3.1 Problems in collieries
Before we look at any devices in detail, it is useful to examine what invention involves. Invention usually starts with a problem, and it is the solution to that problem to which the invention is addressed.
The original miners' lamp was proposed almost simultaneously by Humphrey Davy and George Stephenson to prevent explosions in coal mines. Until the invention of this lamp, mines were lit by candles. This was very dangerous because the open flame could ignite the methane gas (or 'firedamp') found in coal pits. This methane explosion could then cause a larger explosion in the clouds of coal dust disturbed by the first blast. A disaster in 1812 at Felling Colliery in County Durham killed over 50 miners, and spurred many people, including Davy, to seek a safe light source.
Davy solved this particular problem by reasoning that what was needed was a way to restrict the flame inside a shield so it could not ignite any methane outside of the lamp. However, sealing the flame completely in an enclosure would just cause it to extinguish through lack of oxygen. Davy reasoned that a metal gauze (a type of mesh) could conduct heat away and prevent a flame escaping to cause an explosion. But what size gauze to use? If the gauze mesh is too coarse, the flame will pass through the gaps. Too fine, and there will be a reduction in the light output and the shield will be too fragile. Davy showed that a maximum gap size of around 1 mm in the wire gauze was needed to prevent flame transmission, a value that he determined by experiment.
Davy never patented the invention but was rewarded by an award of money subscribed by grateful mine owners. Ironically, his important contribution (shown in Figure 38) led to a greater number of explosions in the short term. The reason was that the iron gauze could be damaged too easily and rusted very quickly. The critical mesh size was exceeded if only one interconnection was broken. Later inventors in the middle of the 19th century created better versions of the lamp by using several gauzes (the idea of fail-safe or redundancy, so that if one rusted, there were others to prevent the flame penetrating), and by using glass to surround the flame below the gauzes.
Until very recently, lamps of Davy's basic design were still in regular use for testing gaseous atmospheres. If methane gas is present, it will burn as a blue cone above the main flame (with the gauze preventing the flame from igniting the methane in the mine).
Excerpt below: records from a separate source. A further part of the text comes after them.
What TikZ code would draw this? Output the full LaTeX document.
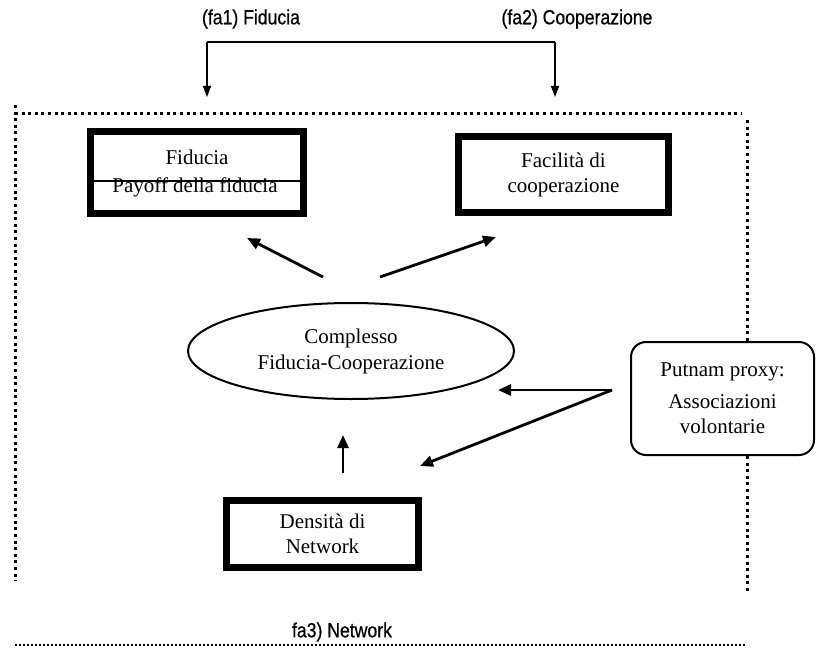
\documentclass[tikz,border=0pt]{standalone}
\usepackage{fontspec}
\setmainfont{Liberation Serif}
\newfontfamily\lblfont[FakeStretch=0.86,FakeBold=0.6]{Liberation Sans}
\usetikzlibrary{arrows.meta,shapes.geometric}
\begin{document}
\begin{tikzpicture}[x=1bp,y=-1bp,
  tbox/.style={draw,line width=7bp,inner sep=0pt,align=center,font=\fontsize{21bp}{25bp}\selectfont},
  txt/.style={inner sep=0pt,align=center,font=\fontsize{21bp}{25bp}\selectfont},
  lbl/.style={inner sep=0pt,font=\lblfont\fontsize{20.5bp}{23bp}\selectfont},
  bigarrow/.style={line width=2.8bp,-{Triangle[length=13bp,width=11bp]}},
  thinline/.style={line width=1.3bp},
  thinarrow/.style={line width=1.3bp,-{Triangle[length=11bp,width=8bp]}},
  framedot/.style={line width=3bp,dash pattern=on 3bp off 3.6bp},
  thindot/.style={line width=1.2bp,dash pattern=on 2bp off 2bp}]
\useasboundingbox (0,0) rectangle (816,653);

% top labels and bracket
\node[lbl] (fa1) at (251,19) {(fa1) Fiducia};
\node[lbl] (fa2) at (577,19) {(fa2) Cooperazione};
\coordinate (bl) at (207,42);
\coordinate (br) at (555,42);
\coordinate (tl) at (207,97);
\coordinate (tr) at (555,97);
\draw[thinline] (bl) -- (br);
\draw[thinarrow] (bl) -- (tl);
\draw[thinarrow] (br) -- (tr);

% dotted frame
\coordinate (ftl) at (15,105);
\coordinate (ftop) at (15,114);
\coordinate (ftopr) at (742,114);
\coordinate (fbl) at (15,581);
\coordinate (rt) at (747,120);
\coordinate (rb) at (747,593);

% boxes
\node[tbox,minimum width=213bp,minimum height=82bp] (fid) at (197,172.5) {};
\node[txt] (fidt) at (197,157) {Fiducia};
\node[txt] (payt) at (195,187) {Payoff della fiducia};
\coordinate (dl) at (90.5,181);
\coordinate (dr) at (303.5,181);
\draw[thinline] (dl) -- (dr);

\node[tbox,minimum width=210bp,minimum height=75bp] (fac) at (563.5,174.5) {Facilità di\\cooperazione};

\node[draw,ellipse,line width=2bp,inner sep=0pt,minimum width=326bp,minimum height=96bp,align=center,font=\fontsize{21bp}{26bp}\selectfont] (cfc) at (351,351) {Complesso\\Fiducia-Cooperazione};

\node[tbox,minimum width=192bp,minimum height=67bp] (den) at (322.5,534) {Densità di\\Network};

\node[draw,rounded corners=15bp,line width=2bp,minimum width=183bp,minimum height=113bp,align=center,inner sep=0pt,font=\fontsize{21bp}{25bp}\selectfont] (put) at (722.5,398.5) {Putnam proxy:\\[7bp]Associazioni\\volontarie};

% dotted frame drawing
\draw[framedot] (ftl) -- (fbl);
\draw[framedot] (ftop) -- (ftopr);
\draw[framedot] (rt) -- (rt |- put.north);
\draw[framedot] (rt |- put.south) -- (rb);

% arrows
\coordinate (a1s) at (323,277);
\coordinate (a1e) at (247,238);
\coordinate (a2s) at (380,277);
\coordinate (a2e) at (496,237);
\coordinate (a3s) at (343,473);
\coordinate (a3e) at (343,435);
\coordinate (a4s) at (612,390);
\coordinate (a4e) at (498,390);
\coordinate (a5e) at (420,466);
\draw[bigarrow] (a1s) -- (a1e);
\draw[bigarrow] (a2s) -- (a2e);
\draw[bigarrow] (a3s) -- (a3e);
\draw[bigarrow] (a4s) -- (a4e);
\draw[bigarrow] (a4s) -- (a5e);

% bottom label and line
\node[lbl] (fa3) at (342,632) {fa3) Network};
\coordinate (bll) at (15,645);
\coordinate (blr) at (745,645);
\draw[thindot] (bll) -- (blr);
\end{tikzpicture}
\end{document}
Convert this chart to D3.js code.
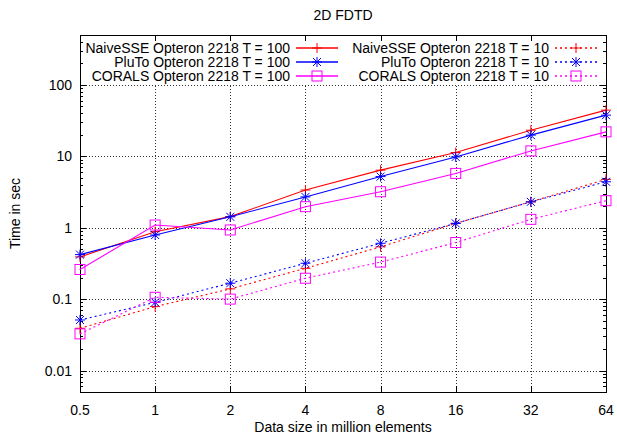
<!DOCTYPE html>
<meta charset="utf-8">
<style>
body { margin: 0; background: #fff; }
text { font-family: "Liberation Sans", Arial, sans-serif; font-size: 14px; fill: #000; }
.grid line { stroke: #333; stroke-width: 1px; stroke-dasharray: 1,2; shape-rendering: crispEdges; }
.border { fill: none; stroke: #000; stroke-width: 1px; shape-rendering: crispEdges; }
.tick { stroke: #000; stroke-width: 1px; shape-rendering: crispEdges; }
.series { fill: none; stroke-width: 1.1px; }
</style>
<svg width="617" height="436"></svg>
<script src="https://d3js.org/d3.v7.min.js"></script>
<script>

var sizes = [0.5, 1, 2, 4, 8, 16, 32, 64];
var naive100 = [0.39, 0.88, 1.43, 3.37, 6.4, 11.3, 23.2, 44.3];
var pluto100 = [0.42, 0.79, 1.42, 2.7, 5.2, 9.8, 19.8, 37.7];
var corals100 = [0.26, 1.09, 0.93, 1.97, 3.19, 5.76, 11.9, 22];
var naive10 = [0.039, 0.0785, 0.139, 0.27, 0.54, 1.15, 2.31, 4.75];
var pluto10 = [0.051, 0.09, 0.167, 0.318, 0.605, 1.15, 2.3, 4.4];
var corals10 = [0.0326, 0.106, 0.1, 0.196, 0.33, 0.62, 1.31, 2.39];
var yTicks = [0.01, 0.1, 1, 10, 100];
var xTickLabels = ["0.5", "1", "2", "4", "8", "16", "32", "64"];

var series = [
  {name: "NaiveSSE Opteron 2218 T = 100", values: naive100, color: "#ff0000", mark: "plus", dash: null},
  {name: "PluTo Opteron 2218 T = 100", values: pluto100, color: "#0000ff", mark: "star", dash: null},
  {name: "CORALS Opteron 2218 T = 100", values: corals100, color: "#ff00ff", mark: "square", dash: null},
  {name: "NaiveSSE Opteron 2218 T = 10", values: naive10, color: "#ff0000", mark: "plus", dash: "2,3"},
  {name: "PluTo Opteron 2218 T = 10", values: pluto10, color: "#0000ff", mark: "star", dash: "2,3"},
  {name: "CORALS Opteron 2218 T = 10", values: corals10, color: "#ff00ff", mark: "square", dash: "2,3"}
];

var svg = d3.select("svg");
var pLeft = 80, pRight = 606, pTop = 35, pBottom = 392;

var x = d3.scaleLog().base(2).domain([0.5, 64]).range([pLeft, pRight]);
var y = d3.scaleLog().domain([0.005, 500]).range([pBottom, pTop]);

// grid
var grid = svg.append("g").attr("class", "grid");
grid.selectAll("line.v").data(sizes.slice(1, -1)).enter().append("line")
    .attr("x1", d => Math.round(x(d)) + 0.5).attr("x2", d => Math.round(x(d)) + 0.5)
    .attr("y1", pTop).attr("y2", pBottom);
grid.selectAll("line.h").data(yTicks).enter().append("line")
    .attr("x1", pLeft).attr("x2", pRight)
    .attr("y1", d => Math.round(y(d)) + 0.5).attr("y2", d => Math.round(y(d)) + 0.5);

// key background hides the grid
svg.append("rect").attr("x", pLeft + 1).attr("y", pTop + 1)
    .attr("width", pRight - pLeft - 2).attr("height", Math.round(y(100)) - pTop - 2)
    .attr("fill", "#fff");

// ticks
var ticks = svg.append("g");
sizes.forEach(function(d) {
  var xx = Math.round(x(d)) + 0.5;
  ticks.append("line").attr("class", "tick").attr("x1", xx).attr("x2", xx).attr("y1", pBottom).attr("y2", pBottom - 6);
  ticks.append("line").attr("class", "tick").attr("x1", xx).attr("x2", xx).attr("y1", pTop).attr("y2", pTop + 6);
});
var minor = [];
for (var e = -3; e <= 2; e++) {
  for (var m = 1; m <= 9; m++) {
    var v = m * Math.pow(10, e);
    if (v >= 0.005 && v <= 500) minor.push({v: v, major: m === 1});
  }
}
minor.forEach(function(d) {
  var yy = Math.round(y(d.v)) + 0.5, len = d.major ? 6 : 3;
  ticks.append("line").attr("class", "tick").attr("x1", pLeft).attr("x2", pLeft + len).attr("y1", yy).attr("y2", yy);
  ticks.append("line").attr("class", "tick").attr("x1", pRight).attr("x2", pRight - len).attr("y1", yy).attr("y2", yy);
});

svg.append("rect").attr("class", "border")
    .attr("x", pLeft + 0.5).attr("y", pTop + 0.5)
    .attr("width", pRight - pLeft).attr("height", pBottom - pTop);

// tick labels
svg.selectAll("text.xl").data(sizes).enter().append("text")
    .attr("x", d => x(d)).attr("y", 415).attr("text-anchor", "middle")
    .text((d, i) => xTickLabels[i]);
svg.selectAll("text.yl").data(yTicks).enter().append("text")
    .attr("x", 72).attr("y", d => y(d) + 5).attr("text-anchor", "end")
    .text(d => String(d));

svg.append("text").attr("x", (pLeft + pRight) / 2).attr("y", 20).attr("text-anchor", "middle").text("2D FDTD");
svg.append("text").attr("x", (pLeft + pRight) / 2).attr("y", 432).attr("text-anchor", "middle").text("Data size in million elements");
svg.append("text").attr("transform", "translate(20," + ((pTop + pBottom) / 2) + ") rotate(-90)")
    .attr("text-anchor", "middle").text("Time in sec");

function drawMark(g, type, cx, cy, color) {
  var s = 5;
  if (type === "plus" || type === "star") {
    g.append("line").attr("x1", cx - s).attr("x2", cx + s).attr("y1", cy).attr("y2", cy).attr("stroke", color);
    g.append("line").attr("x1", cx).attr("x2", cx).attr("y1", cy - s).attr("y2", cy + s).attr("stroke", color);
  }
  if (type === "star") {
    var t = 4;
    g.append("line").attr("x1", cx - t).attr("x2", cx + t).attr("y1", cy - t).attr("y2", cy + t).attr("stroke", color);
    g.append("line").attr("x1", cx - t).attr("x2", cx + t).attr("y1", cy + t).attr("y2", cy - t).attr("stroke", color);
  }
  if (type === "square") {
    g.append("rect").attr("x", cx - s).attr("y", cy - s).attr("width", 2 * s).attr("height", 2 * s)
        .attr("fill", "none").attr("stroke", color);
    g.append("rect").attr("x", cx - 0.5).attr("y", cy - 0.5).attr("width", 1).attr("height", 1).attr("fill", color);
  }
}

var line = d3.line().x(d => x(d[0])).y(d => y(d[1]));

series.forEach(function(s) {
  var g = svg.append("g");
  var pts = sizes.map((d, i) => [d, s.values[i]]);
  g.append("path").attr("class", "series").attr("d", line(pts))
      .attr("stroke", s.color).attr("stroke-dasharray", s.dash);
  pts.forEach(p => drawMark(g, s.mark, x(p[0]), y(p[1]), s.color));
});

// key
var keyRows = [48, 62, 76];
var keyCols = [{textEnd: 290, x1: 296, x2: 338}, {textEnd: 549, x1: 555, x2: 597}];
series.forEach(function(s, i) {
  var col = keyCols[Math.floor(i / 3)], ry = keyRows[i % 3];
  svg.append("text").attr("x", col.textEnd).attr("y", ry + 5).attr("text-anchor", "end").text(s.name);
  var g = svg.append("g");
  g.append("line").attr("x1", col.x1).attr("x2", col.x2).attr("y1", ry).attr("y2", ry)
      .attr("stroke", s.color).attr("stroke-width", 1.5).attr("stroke-dasharray", s.dash);
  drawMark(g, s.mark, (col.x1 + col.x2) / 2, ry, s.color);
});

</script>
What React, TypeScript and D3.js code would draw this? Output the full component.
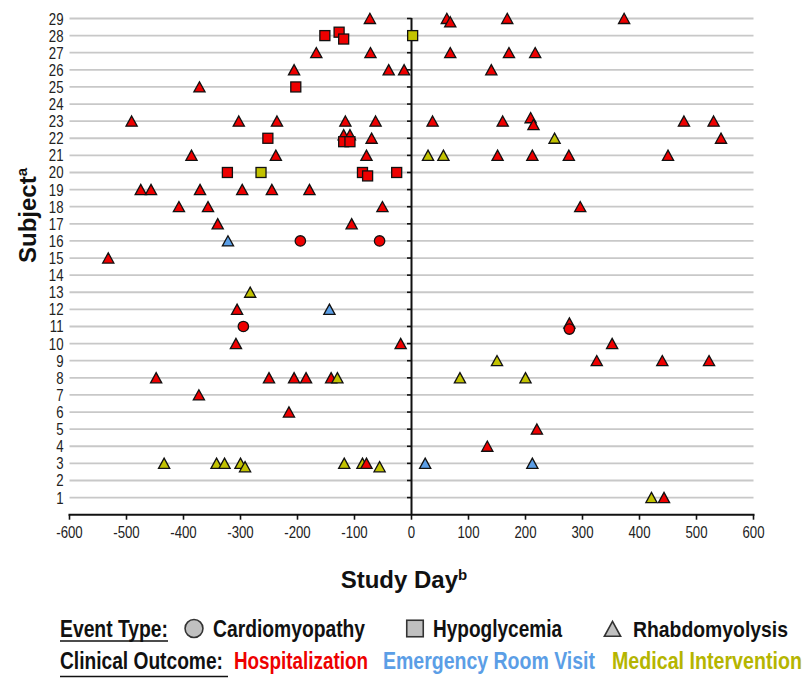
import React, { useLayoutEffect, useRef, useState } from 'react';
import * as d3 from 'd3';

// Event list, one entry per marker (parallel arrays)
const eventDay = [
  -73, 62, 68, 168, 373,
  -152, -127, -119, 2,
  -167, -72, 68, 171, 217,
  -206, -40, -13, 140,
  -372, -203,
  -491, -303, -236, -116, -63, 37, 160, 209, 214, 478, 530,
  -252, -119, -108, -119, -108, -70, 251, 543,
  -386, -238, -79, 29, 56, 151, 212, 276, 450,
  -323, -264, -86, -77, -26,
  -475, -457, -371, -297, -245, -179,
  -408, -357, -51, 296,
  -340, -105,
  -322, -195, -56,
  -532,
  -283,
  -306, -144,
  -295, 277, 277,
  -308, -19, 352,
  150, 325, 440, 522,
  -448, -250, -206, -185, -141, -130, 85, 200,
  -373,
  -215,
  220,
  133,
  -434, -342, -328, -300, -292, -118, -86, -79, -56, 24, 212,
  421, 443,
];
const eventSubject = [
  29, 29, 28.8, 29, 29,
  28, 28.2, 27.8, 28,
  27, 27, 27, 27, 27,
  26, 26, 26, 26,
  25, 25,
  23, 23, 23, 23, 23, 23, 23, 23.2, 22.8, 23, 23,
  22, 22.2, 22.2, 21.8, 21.8, 22, 22, 22,
  21, 21, 21, 21, 21, 21, 21, 21, 21,
  20, 20, 20, 19.8, 20,
  19, 19, 19, 19, 19, 19,
  18, 18, 18, 18,
  17, 17,
  16, 16, 16,
  15,
  13,
  12, 12,
  11, 11.2, 10.85,
  10, 10, 10,
  9, 9, 9, 9,
  8, 8, 8, 8, 8, 8, 8, 8,
  7,
  6,
  5,
  4,
  3, 3, 3, 3, 2.8, 3, 3, 3, 2.8, 3, 3,
  1, 1,
];
// C = cardiomyopathy, H = hypoglycemia, R = rhabdomyolysis
const eventType = [
  'R', 'R', 'R', 'R', 'R',
  'H', 'H', 'H', 'H',
  'R', 'R', 'R', 'R', 'R',
  'R', 'R', 'R', 'R',
  'R', 'H',
  'R', 'R', 'R', 'R', 'R', 'R', 'R', 'R', 'R', 'R', 'R',
  'H', 'R', 'R', 'H', 'H', 'R', 'R', 'R',
  'R', 'R', 'R', 'R', 'R', 'R', 'R', 'R', 'R',
  'H', 'H', 'H', 'H', 'H',
  'R', 'R', 'R', 'R', 'R', 'R',
  'R', 'R', 'R', 'R',
  'R', 'R',
  'R', 'C', 'C',
  'R',
  'R',
  'R', 'R',
  'C', 'R', 'C',
  'R', 'R', 'R',
  'R', 'R', 'R', 'R',
  'R', 'R', 'R', 'R', 'R', 'R', 'R', 'R',
  'R',
  'R',
  'R',
  'R',
  'R', 'R', 'R', 'R', 'R', 'R', 'R', 'R', 'R', 'R', 'R',
  'R', 'R',
];
// h = hospitalization, e = emergency room visit, m = medical intervention
const eventOutcome = [
  'h', 'h', 'h', 'h', 'h',
  'h', 'h', 'h', 'm',
  'h', 'h', 'h', 'h', 'h',
  'h', 'h', 'h', 'h',
  'h', 'h',
  'h', 'h', 'h', 'h', 'h', 'h', 'h', 'h', 'h', 'h', 'h',
  'h', 'h', 'h', 'h', 'h', 'h', 'm', 'h',
  'h', 'h', 'h', 'm', 'm', 'h', 'h', 'h', 'h',
  'h', 'm', 'h', 'h', 'h',
  'h', 'h', 'h', 'h', 'h', 'h',
  'h', 'h', 'h', 'h',
  'h', 'h',
  'e', 'h', 'h',
  'h',
  'm',
  'h', 'e',
  'h', 'h', 'h',
  'h', 'h', 'h',
  'm', 'h', 'h', 'h',
  'h', 'h', 'h', 'h', 'h', 'm', 'm', 'm',
  'h',
  'h',
  'h',
  'h',
  'm', 'm', 'm', 'm', 'm', 'm', 'm', 'h', 'm', 'e', 'e',
  'm', 'h',
];

const xTicks = [-600, -500, -400, -300, -200, -100, 0, 100, 200, 300, 400, 500, 600];
const yTicks = d3.range(1, 30);

const outcomeColor: Record<string, string> = { h: '#ee0000', e: '#5b9ee6', m: '#c2c200' };
const FONT = '"Liberation Sans", Arial, sans-serif';

function Marker({ type, x, y, fill, size = 1, stroke = '#111', sw = 1.3 }: any) {
  if (type === 'C') return <circle cx={x} cy={y} r={5.2 * size} fill={fill} stroke={stroke} strokeWidth={sw} />;
  if (type === 'H') {
    const s = 10 * size;
    return <rect x={x - s / 2} y={y - s / 2} width={s} height={s} fill={fill} stroke={stroke} strokeWidth={sw} />;
  }
  const w = 5.6 * size, t = 5.2 * size, b = 5 * size;
  return <path d={`M${x},${y - t}L${x + w},${y + b}L${x - w},${y + b}Z`} fill={fill} stroke={stroke} strokeWidth={sw} strokeLinejoin="miter" />;
}

// legend text squeezed horizontally to a target width (the source font is condensed)
function FitText({ x, y, width, fill = '#111', children }: any) {
  const ref = useRef<SVGTextElement | null>(null);
  const [sx, setSx] = useState(0.82);
  useLayoutEffect(() => {
    if (!ref.current) return;
    const w = ref.current.getComputedTextLength();
    if (w > 0) setSx(width / w);
  }, [width]);
  return (
    <text ref={ref} transform={`translate(${x},${y}) scale(${sx},1)`} fontSize={23} fontWeight="bold" fill={fill}>
      {children}
    </text>
  );
}

export default function App() {
  const x = d3.scaleLinear().domain([-600, 600]).range([69.5, 753.5]);
  const y = d3.scaleLinear().domain([0, 29]).range([514.7, 18.5]);

  return (
    <svg width={805} height={678} style={{ position: 'absolute', left: 0, top: 0, background: '#fff' }} fontFamily={FONT}>
      {/* grid */}
      {yTicks.map(t => (
        <line key={'g' + t} x1={x(-600)} x2={x(600)} y1={y(t)} y2={y(t)} stroke="#c8c8c8" strokeWidth={1.8} />
      ))}
      {/* y tick labels */}
      {yTicks.map(t => (
        <text key={'yl' + t} transform={`translate(63.5,${y(t) + 6}) scale(0.8,1)`} textAnchor="end" fontSize={16.5} fill="#222">{t}</text>
      ))}
      {/* y axis at day 0 */}
      <line x1={x(0)} x2={x(0)} y1={y(29) - 0.5} y2={y(0)} stroke="#111" strokeWidth={2} />
      {yTicks.map(t => (
        <line key={'yt' + t} x1={x(0) - 4.5} x2={x(0)} y1={y(t)} y2={y(t)} stroke="#111" strokeWidth={1.6} />
      ))}
      {/* x axis */}
      <line x1={x(-600) - 1} x2={x(600) + 1} y1={y(0)} y2={y(0)} stroke="#111" strokeWidth={2} />
      {xTicks.map(t => (
        <g key={'xt' + t}>
          <line x1={x(t)} x2={x(t)} y1={y(0)} y2={y(0) + 5} stroke="#111" strokeWidth={1.6} />
          <text transform={`translate(${x(t)},538) scale(0.8,1)`} textAnchor="middle" fontSize={16.5} fill="#222">{t}</text>
        </g>
      ))}
      {/* events */}
      {eventDay.map((d, i) => (
        <Marker key={'m' + i} type={eventType[i]} x={x(d)} y={y(eventSubject[i])} fill={outcomeColor[eventOutcome[i]]} />
      ))}
      {/* axis titles */}
      <text transform="translate(36,263) rotate(-90)" fontSize={24} fontWeight="bold" fill="#111">
        Subject<tspan fontSize={15} dy={-9}>a</tspan>
      </text>
      <text x={340.7} y={588} fontSize={24} fontWeight="bold" fill="#111">
        Study Day<tspan fontSize={15} dy={-8}>b</tspan>
      </text>
      {/* legend: event type */}
      <FitText x={60} y={637} width={108}>Event Type:</FitText>
      <line x1={60} x2={168} y1={641} y2={641} stroke="#111" strokeWidth={1.6} />
      <Marker type="C" x={194} y={628.5} size={1.72} fill="#c0c0c0" stroke="#333" sw={1.6} />
      <FitText x={213} y={637} width={152}>Cardiomyopathy</FitText>
      <Marker type="H" x={415} y={628.5} size={1.65} fill="#c0c0c0" stroke="#333" sw={1.6} />
      <FitText x={433} y={637} width={129}>Hypoglycemia</FitText>
      <Marker type="R" x={612.5} y={629} size={1.45} fill="#c0c0c0" stroke="#333" sw={1.6} />
      <FitText x={633} y={637} width={155}>Rhabdomyolysis</FitText>
      {/* legend: clinical outcome */}
      <FitText x={60} y={669} width={163}>Clinical Outcome:</FitText>
      <line x1={60} x2={228} y1={676.5} y2={676.5} stroke="#111" strokeWidth={1.6} />
      <FitText x={234} y={669} width={134} fill={outcomeColor.h}>Hospitalization</FitText>
      <FitText x={383} y={669} width={212} fill={outcomeColor.e}>Emergency Room Visit</FitText>
      <FitText x={612} y={669} width={190} fill="#b5b500">Medical Intervention</FitText>
    </svg>
  );
}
The height of the cone enables the estimation of the concentration of methane in the air, from 0.5% up to several per cent.
The mine workings must be evacuated if the methane concentration reaches 1.25%, so the lamp gives critical warning of dangerous conditions. It has now been replaced by methanometers, which monitor the methane concentration using an alumina sensor soaked with palladium or platinum catalysts. However, the sensor is easily poisoned by sulphur, which is prevalent in mines, so the devices need constant and regular maintenance, and there is still much reliance on flame lamps for their ease of use and reliability.
Activity 16 (self-assessment)
- a.Describe briefly the problem which led to the invention of the flame safety lamp.
- b.What single key idea led to a solution to the problem?
- c.How was this concept translated into a working device?
- d.Indicate what practical problems arose when the device was used in collieries, and how those problems were overcome.
- a.The problem that led to the flame safety lamp was the widespread occurrence of methane explosions in collieries. They were caused by ignition of the methane by open flame lamps used for illumination in the pits.
- b.The single key idea that led to a solution of the problem was the observation that iron gauze of fine enough mesh size would prevent a methane flame penetrating through it.
- c.The idea was used by Davy to construct a safety lamp by enclosing a simple flame lamp with a cylindrical gauze capped by another piece of gauze of the same mesh size (~1 mm). Any methane gas in the colliery air would burn safely within the lamp, giving a blue cone above the bright part of the flame. It would be prevented from reaching the outer colliery atmosphere by the gauze.
- d.The main practical problem that arose as a result of use of the design in working collieries concerned rusting of the gauze. Moisture could attack and corrode the wires, and if just one such wire rusted through, the lamp became unsafe and a flame could pass through and cause an explosion. The rusting problem was solved by providing more than one enveloping gauze, so if one rusted through, another was there to provide protection. The flame could also be protected by a glass cylinder below the set of gauzes.